Яндекс

Tuesday, November 25, 2014

A word for HLE

This is my old article, which I wrote before I announced my work on GLideN64. I decided to publish it here because it will be useful for my next post.


Introduction.

As you know, there are two approaches to emulation: Low Level (or traditional) Emulation, LLE, and High Level Emulation, that is HLE. HLE approach is possible when all software running on the emulated system uses a common library. HLE emulator implements this library as much effective as possible, without care how actual hardware does that job. Thus, HLE emulator makes some kind of shortcut in emulation process, bypassing actual emulation of some piece of hardware.

HLE pros:
  • Tremendous speed increase in compare with traditional emulation

HLE cons
  • If there are several version of the common library, each version must be implemented separately
  • If a game uses unknown version of the library, it can’t be run
  • Errors and incompleteness in library implementation cause various glitches

LLE pros:
  • Being implemented once it will work for all software.

LLE cons:
  • Requires much more computational resources than HLE.

HLE vs. LLE in N64 emulation

For a long time HLE was key feature of N64 emulation. All N64 games use a library for render audio and graphics. The library runs on powerful multimedia Reality Co-Processor, RCP. RCP actually consist of two parts: programmable Reality Signal Processor, RSP, which executes graphics and audio tasks, and Reality Display Processor, RDP, which draws the graphics in the frame buffer. The library, known as microcode, is loaded into RSP and controls its work. That is it defines how graphics and audio tasks must be performed. HLE emulators implement the microcode and thus bypass emulation of very powerful module, which can perform many scalar and vector operations per cycle.

At the beginning of N64 emulation HLE was the only option to achieve full speed emulation, because Pentium II based PC were just few times more powerful than emulated system. Thus the first emulator capable to run commercial games was named UltraHLE. It was a great piece of software, but none of the game it run was emulated perfectly. Each game had visual glitches. Many emulators were released after UltraHLE, compatibility increased greatly, but graphics glitches are still with us. Most of people used to blame HLE for that.

A word for HLE

If in the beginning of N64 emulation LLE was not an option, 10 years after PC became powerful enough to run LLE full speed. LLE video and audio plugins were implemented, and today N64 emulators may not use HLE at all. However, graphics (and audio) glitches are still there. LLE plugins have the same (or even more) glitches as HLE ones. It proves that HLE approach itself is not responsible for the glitches.

HLE plugin screen shot:


LLE plugin screen shot:

HLE is totally responsible for “unsupported microcode” problem. If some game uses custom microcode with unknown specification, such game can’t run with HLE. How many games still have “unsupported microcode” status? Ten at the most.

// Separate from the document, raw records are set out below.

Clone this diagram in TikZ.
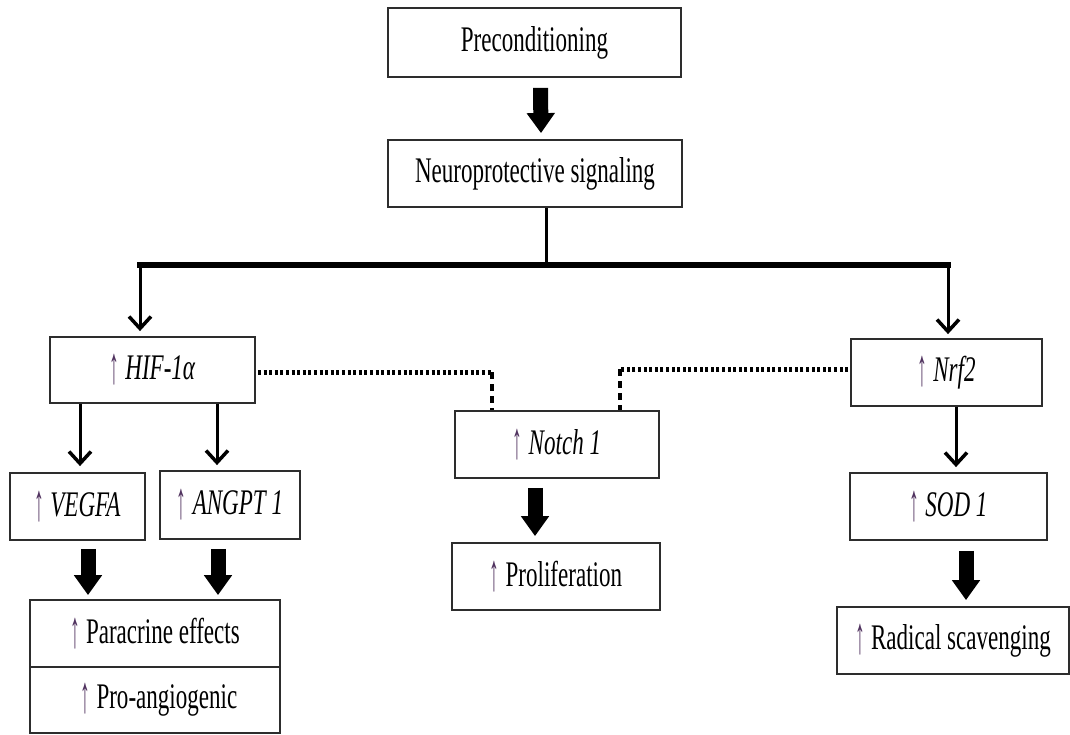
\documentclass[tikz,border=0pt]{standalone}
\usepackage{fontspec}
\setmainfont{Liberation Serif}[FakeStretch=0.64]
\usetikzlibrary{arrows.meta,calc}
\definecolor{upc}{RGB}{80,50,95}
\definecolor{edge}{RGB}{45,45,45}
\newcommand\upar{\raisebox{-4pt}{\color{upc}\scalebox{0.85}[1.45]{↑}}}
\begin{document}
\begin{tikzpicture}[x=1pt,y=-1pt,
  box/.style={draw=edge,line width=1.8pt,inner sep=0pt,fill=white,
    font=\fontsize{36}{38}\selectfont},
  thinarr/.style={line width=3pt,-{Straight Barb[length=12pt,width=22pt,line width=3.5pt]}},
  blk/.style={line width=15pt,-{Triangle[length=20pt,width=27pt]}},
  dotsH/.style={line width=5pt,dash pattern=on 3pt off 2.6pt},
  dashV/.style={line width=4pt,dash pattern=on 7pt off 5pt}]
\useasboundingbox (0,0) rectangle (1070,734);
\fill[white] (0,0) rectangle (1070,734);
% boxes
\node[box,minimum width=293pt,minimum height=69pt] (pre) at (534.5,42.5) {Preconditioning};
\node[box,minimum width=294pt,minimum height=67pt] (ns) at (535,173.5) {Neuroprotective signaling};
\node[box,minimum width=205pt,minimum height=66pt] (hif) at (152.5,370) {\upar\,\textit{HIF-1α}};
\node[box,minimum width=191pt,minimum height=67pt] (nrf) at (946.5,372.5) {\upar\,\textit{Nrf2}};
\node[box,minimum width=204pt,minimum height=67pt] (notch) at (557,444.5) {\upar\,\textit{Notch 1}};
\node[box,minimum width=135pt,minimum height=67pt] (vegfa) at (77.5,506.5) {\upar\,\textit{VEGFA}};
\node[box,minimum width=140pt,minimum height=68pt] (angpt) at (230,505) {\upar\,\textit{ANGPT 1}};
\node[box,minimum width=250pt,minimum height=67pt] (para) at (155,633.5) {\upar\,Paracrine effects};
\node[box,minimum width=250pt,minimum height=66pt] (proang) at (155,700) {\hspace{8pt}\upar\,Pro-angiogenic};
\node[box,minimum width=208pt,minimum height=67pt] (prolif) at (556,576.5) {\upar\,Proliferation};
\node[box,minimum width=197pt,minimum height=67pt] (sod) at (948.5,506.5) {\upar\,\textit{SOD 1}};
\node[box,minimum width=232pt,minimum height=67pt] (rad) at (953,640.5) {\upar\,Radical scavenging};
% top block arrow
\draw[blk] ($(pre.south)+(6,10)$) -- ($(ns.north)+(6,-6)$);
% tree
\coordinate (barL) at (137,265);
\coordinate (barR) at (951,265);
\draw[line width=3pt] ($(ns.south)+(11,0)$) -- ($(ns.south)+(11,58)$);
\draw[line width=6pt] (barL) -- (barR);
\draw[thinarr] ($(barL)+(3,0)$) -- ($(hif.north)+(-12.5,-5)$);
\draw[thinarr] ($(barR)+(-3,0)$) -- ($(nrf.north)+(1.5,-4)$);
% HIF children
\draw[thinarr] ($(hif.south)+(-72.5,0)$) -- ($(vegfa.north)+(2.5,-6)$);
\draw[thinarr] ($(hif.south)+(64.5,0)$) -- ($(angpt.north)+(-13,-5)$);
\draw[blk] ($(vegfa.south)+(10.5,8)$) -- ($(para.north)+(-67,-4)$);
\draw[blk] ($(angpt.south)+(-12,9)$) -- ($(para.north)+(63,-4)$);
% Notch
\coordinate (dl) at (492,372);
\coordinate (dr) at (620,369);
\draw[dotsH] ($(hif.east)+(2,2)$) -- (dl);
\draw[dashV] (dl) -- (dl |- notch.north);
\draw[dotsH] ($(nrf.west)+(-2,-3.5)$) -- (dr);
\draw[dashV] (dr) -- (dr |- notch.north);
\draw[blk] ($(notch.south)+(-22,9)$) -- ($(prolif.north)+(-21,-6)$);
% Nrf2
\draw[thinarr] ($(nrf.south)+(9.5,0)$) -- ($(sod.north)+(7.5,-5)$);
\draw[blk] ($(sod.south)+(17.5,10)$) -- ($(rad.north)+(13,-6)$);
\end{tikzpicture}
\end{document}
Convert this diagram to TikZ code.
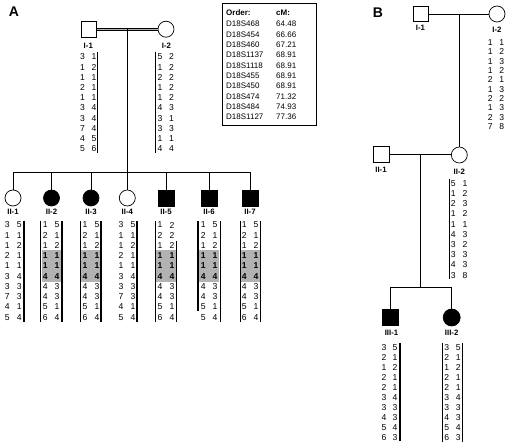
\documentclass[tikz,border=0pt]{standalone}
\usepackage{fontspec}
\setmainfont{Liberation Sans}
\usetikzlibrary{calc}
\definecolor{hapgray}{RGB}{178,178,178}
\tikzset{
  hap/.style={inner sep=0pt, font=\fontsize{8.6}{9}\selectfont, anchor=center},
  leg/.style={inner sep=0pt, font=\fontsize{8}{8}\selectfont, anchor=west},
  lbl/.style={inner sep=0pt, font=\fontsize{7.8}{8}\selectfont\bfseries},
  panel/.style={inner sep=0pt, font=\fontsize{14}{14}\selectfont\bfseries},
  sq/.style={draw, rectangle, minimum size=16pt, inner sep=0pt, line width=0.7pt, fill=white},
  ci/.style={draw, circle, minimum size=16pt, inner sep=0pt, line width=0.7pt, fill=white},
  aff/.style={fill=black},
  ped/.style={line width=0.7pt},
  hbar/.style={line width=1.1pt},
  shade/.style={fill=hapgray, draw=none},
}
\newcommand{\hapset}[7]{%
  \foreach \a/\b [count=\i] in {#7} {
    \node[hap] (#1-\i-a) at ({#2-#3},{#4+(\i-1)*#5}) {\ifnum#6=1 \ifnum\i>3 \ifnum\i<7 \bfseries\fi\fi\fi\a};
    \node[hap] (#1-\i-b) at ({#2+#3},{#4+(\i-1)*#5}) {\ifnum#6=1 \ifnum\i>3 \ifnum\i<7 \bfseries\fi\fi\fi\b};
  }}
\begin{document}
\begin{tikzpicture}[x=1pt,y=-1pt]
\useasboundingbox (0,0) rectangle (509,446);
% ================= Panel A =================
\node[panel] (labA) at (14,12) {A};
\node[sq, minimum size=15.5pt] (AI1) at (89,29.5) {};
\node[ci] (AI2) at (166,29.2) {};
\node[lbl] (AI1l) at (88.3,45.5) {I-1};
\node[lbl] (AI2l) at (166.5,45.5) {I-2};
\fill[gray!60] (AI1.east |- 0,28.4) rectangle (AI2.west |- 0,30.4);
\draw[line width=0.6pt] ([yshift=1.1pt]AI1.east) -- ([yshift=1.1pt]AI1.east -| AI2.west);
\draw[line width=0.6pt] ([yshift=-1.1pt]AI1.east) -- ([yshift=-1.1pt]AI1.east -| AI2.west);
\coordinate (mA) at (127.3,29.5);
\coordinate (sA) at (127.3,172);
\draw[ped] (mA) -- (sA);
% parents haplotypes
\hapset{hI1}{88.3}{5.7}{57}{10.2}{0}{3/1,1/2,1/1,2/1,1/1,3/4,3/4,7/4,4/5,5/6}
\draw[hbar] (97.7,52) -- (97.7,153);
\hapset{hI2}{165.8}{5.8}{57}{10.2}{0}{5/2,1/2,2/2,1/2,1/2,4/3,3/1,3/3,1/1,4/4}
\draw[hbar] (155.5,52) -- (155.5,153);
% legend box
\draw[line width=0.7pt] (222,3) rectangle (316,125);
\node[leg, font=\fontsize{8}{8}\selectfont\bfseries] (lord) at (226,13) {Order:};
\node[leg, font=\fontsize{8}{8}\selectfont\bfseries] (lcm) at (276,13) {cM:};
\foreach \n/\v [count=\i] in {D18S468/64.48,D18S454/66.66,D18S460/67.21,D18S1137/68.91,D18S1118/68.91,D18S455/68.91,D18S450/68.91,D18S474/71.32,D18S484/74.93,D18S1127/77.36} {
  \node[leg] (ln\i) at (226,{24+(\i-1)*10.33}) {\n};
  \node[leg] (lv\i) at (276,{24+(\i-1)*10.33}) {\v};
}
% generation II symbols
\node[ci] (AII1) at (13,198) {};
\node[ci, aff] (AII2) at (51.5,198) {};
\node[ci, aff] (AII3) at (91,198) {};
\node[ci] (AII4) at (127.3,198) {};
\node[sq, aff] (AII5) at (166,198) {};
\node[sq, aff] (AII6) at (209,198) {};
\node[sq, aff] (AII7) at (250,198) {};
\draw[ped] (sA -| AII1) -- (sA -| AII7);
\foreach \k in {1,...,7} { \draw[ped] (sA -| AII\k) -- (AII\k.north); }
\foreach \k/\x in {1/13,2/51.5,3/91,4/127.3,5/166,6/209,7/250} {
  \node[lbl] (AII\k l) at (\x,212) {II-\k};
}
% shading
\foreach \x in {51.5,91,166,209,250} { \fill[shade] ({\x-9.6},250.5) rectangle ({\x+9.6},282); }
% haplotypes generation II
\hapset{hII1}{13.3}{6}{225}{10.25}{0}{3/5,1/1,1/2,2/1,1/1,3/4,3/3,7/3,4/1,5/4}
\draw[hbar] (24,221) -- (24,322);
\hapset{hII2}{51.2}{5.9}{225}{10.25}{1}{1/5,2/1,1/2,1/1,1/1,4/4,4/3,4/3,5/1,6/4}
\draw[hbar] (40.7,221) -- (40.7,322);
\draw[hbar] (62,221) -- (62,322);
\hapset{hII3}{91}{5.9}{225}{10.25}{1}{1/5,2/1,1/2,1/1,1/1,4/4,4/3,4/3,5/1,6/4}
\draw[hbar] (80.7,221) -- (80.7,322);
\draw[hbar] (101,221) -- (101,322);
\hapset{hII4}{127}{6}{225}{10.25}{0}{3/5,1/1,1/2,2/1,1/1,3/4,3/3,7/3,4/1,5/4}
\draw[hbar] (137,221) -- (137,322);
\hapset{hII5}{166}{5.9}{225}{10.25}{1}{1/2,2/2,1/2,1/1,1/1,4/4,4/3,4/3,5/1,6/4}
\draw[hbar] (155.5,221) -- (155.5,322);
\draw[hbar] (176.5,241) -- (176.5,322);
\hapset{hII6}{209.2}{5.9}{225}{10.25}{1}{1/5,2/1,1/2,1/1,1/1,4/4,4/3,4/3,5/1,5/4}
\draw[hbar] (198,221) -- (198,311);
\draw[hbar] (220.3,221) -- (220.3,322);
\hapset{hII7}{250.2}{5.9}{225}{10.25}{1}{1/5,2/1,1/2,1/1,1/1,4/4,4/3,4/3,5/1,6/4}
\draw[hbar] (240.5,221) -- (240.5,322);
\draw[hbar] (260.7,221) -- (260.7,322);
% ================= Panel B =================
\node[panel] (labB) at (378,13) {B};
\node[sq, minimum size=15pt] (BI1) at (420.5,14) {};
\node[ci] (BI2) at (497,14) {};
\node[lbl] (BI1l) at (420.5,27.5) {I-1};
\node[lbl] (BI2l) at (497,30) {I-2};
\draw[ped] (BI1.east) -- (BI2.west);
\hapset{hBI2}{496}{5.8}{42.7}{9.3}{0}{1/1,1/2,1/3,1/2,2/1,1/3,2/2,1/3,2/3,7/8}
\node[sq] (BII1) at (381,154) {};
\node[ci] (BII2) at (459.3,155) {};
\coordinate (mB1) at (459.3,14);
\draw[ped] (mB1) -- (BII2.north);
\draw[ped] (BII1.east) -- (BII1.east -| BII2.west);
\node[lbl] (BII1l) at (381,170) {II-1};
\node[lbl] (BII2l) at (459.3,172) {II-2};
\hapset{hBII2}{459.2}{5.9}{183.3}{10.2}{0}{5/1,1/2,2/3,1/2,1/1,4/3,3/2,3/3,4/3,3/8}
\draw[hbar] (449.5,179) -- (449.5,279);
\coordinate (mB2) at (420.7,154);
\coordinate (sB) at (420.7,287.5);
\draw[ped] (mB2) -- (sB);
\node[sq, aff] (BIII1) at (390,317.5) {};
\node[ci, aff, minimum size=17pt] (BIII2) at (451.7,317.5) {};
\draw[ped] (sB -| BIII1) -- (sB -| BIII2);
\draw[ped] (sB -| BIII1) -- (BIII1.north);
\draw[ped] (sB -| BIII2) -- (BIII2.north);
\node[lbl] (BIII1l) at (391.5,333) {III-1};
\node[lbl] (BIII2l) at (451.7,333) {III-2};
\hapset{hBIII1}{389.5}{5.6}{347.5}{9.95}{0}{3/5,2/1,1/2,2/1,2/1,3/4,3/3,4/3,5/4,6/3}
\draw[hbar] (400,343) -- (400,441);
\hapset{hBIII2}{452.5}{5.8}{348}{9.95}{0}{3/5,2/1,1/2,2/1,2/1,3/4,3/3,4/3,5/4,6/3}
\draw[hbar] (442.3,343) -- (442.3,442);
\draw[hbar] (462.7,343) -- (462.7,442);
\end{tikzpicture}
\end{document}
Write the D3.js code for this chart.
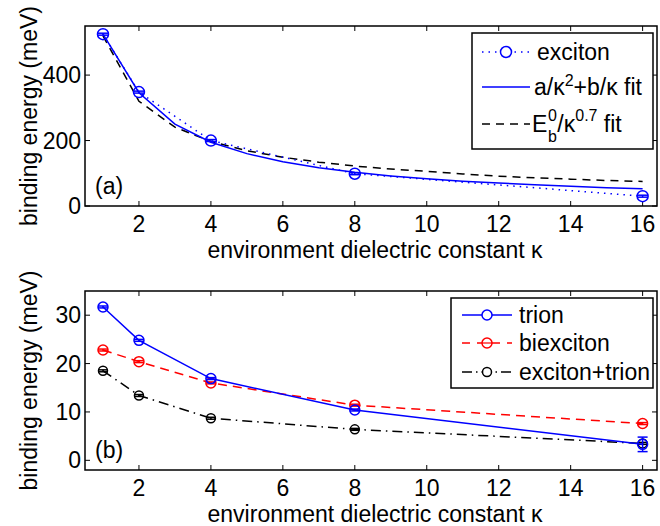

HLE is partially responsible for incomplete microcode implementation. Some games use modified versions of common microcodes, and these modification not always correctly decoded and implemented. This is rare case too. Also, there is a chance that microcode implementation will be improved.

All other graphics glitches are caused by difference between N64 graphics hardware and PC graphics cards. And this problem is common for HLE and LLE. N64 hardware has capabilities, which have no direct analogues in PC hardware. And while shaders allow programmers to reproduce most of N64 special effects, N64 work with frame buffer can’t be totally emulated with PC hardware.

From the other side, PC graphics cards allow to greatly improve visual quality of emulated games. From the beginning, N64 emulators render games in resolution, which is much higher than the original one. FSAA, anisotropic filtering, texture magnification filters and finally hi-res texture packs make our favorite games look if not modern but at least descent.

Already mentioned shaders not only allow programmers to emulate N64 special effects, but also can be used for features, which N64 could not dream of. For example, most of N64 games heavily use lighting to produce realistic image. Lighting is computationally intensive feature, and N64 can do it only per vertex. Besides, lighting calculation method used in N64 is very different from the one, used on PC hardware and thus N64 emulators do vertex lighting calculation in software. With shaders it is possible not only perform lighting calculation in hardware, but also do it per pixel. Look at the screen shots.

Traditional lighting calculation:


Per-pixel lighting:

Close look:
As you see, per pixel lighting calculation produces smoother and more correct color gradient. It looks better in dynamic, when light sources are moving. It’s not astounding image quality improvement, but it is nice anyway.

Another example:

This is very primitive implementation of cell-shading. It should look better with specially made “cell-shading” textures. The point here is that cell-shading effect is based on lighting calculation: we need to know light intensity to calculate it.

Now I have bad news for HLE haters: these lighting-based effects can be done only with HLE. Because with LLE all vertex computations are done by RSP plugin and LLE video plugin is mere rasterizer.